Aufgeben gibt es hier nicht. Auch als die Unicorns schon 0:2 zurückliegen, steht die ganze Halle hinter ihnen und feuert sie an. Die Euphorie scheint auf die Spieler überzuspringen. Sie schaffen es das hart umkämpfte Spiel für sich zu entscheiden und verkürzen auf 1:2. Am Ende sind es dennoch die Spieler von G2 Esports, die die Best-of-5-Serie nach knapp viereinhalb Stunden mit 3:1 für sich entscheiden und somit ihren dritten Europameistertitel in Folge feiern können.
Jeder für jeden
Und hier zeigt sich eine weitere positive Seite der E-Sport-Community: Das Siegerteam, das in diesem Fall wie erwähnt nicht unbedingt der Fan-Favorit war, wird am Ende ebenso mit großem Applaus bedacht. Wo im Fußballstadion durchaus Pfiffe der Zuschauer gegen den unliebsamen Gegner ertönen, zollen die Fans hier ihrem Gegner Respekt und Anerkennung. Das mag im Fußball zwar auch vorkommen, ist aber die Ausnahme und längst nicht Normalität. Im E-Sport geht es bisweilen sehr viel familiärer zu als in anderen Sportarten. Das kann er sich auch erlauben, denn trotz allen Wachstums ist E-Sport nach wie vor eine Randsportart, die insgesamt gesehen keine so große Beachtung bekommt.

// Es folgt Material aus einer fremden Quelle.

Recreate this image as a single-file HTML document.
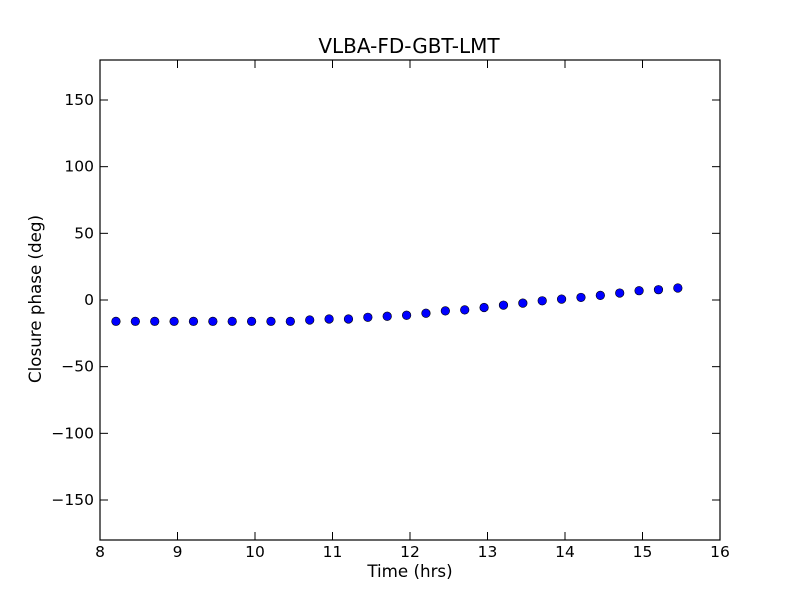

Die Fans, die sich weit nach den Finalspielen noch in der Arena aufhalten, um Erinnerungsfotos zu ergattern, werden am Ende für ihr Warten belohnt. Sowohl die Spieler als auch die Kommentatoren und Moderatoren des Events, die in der Community mindestens genauso beliebt sind, nehmen sich noch Zeit für Selfies und Gespräche mit den Fans. Alles in allem sorgt das für einen runden Abschluss des Tages.
Zusammenfassend kann ich jedem, der ein richtiger E-Sport-Fan ist oder sich zumindest dafür interessiert, empfehlen solch ein Event zu besuchen, wenn sich ihm/ihr die Chance bietet. Die Atmosphäre ist spitze, man kann sein Team hautnah erleben und es gibt immer Leute aus der Community, mit denen man ins Gespräch kommt. Es ist eben wie in vielen anderen Sportarten auch, nur eben ein bisschen anders, ein bisschen neu.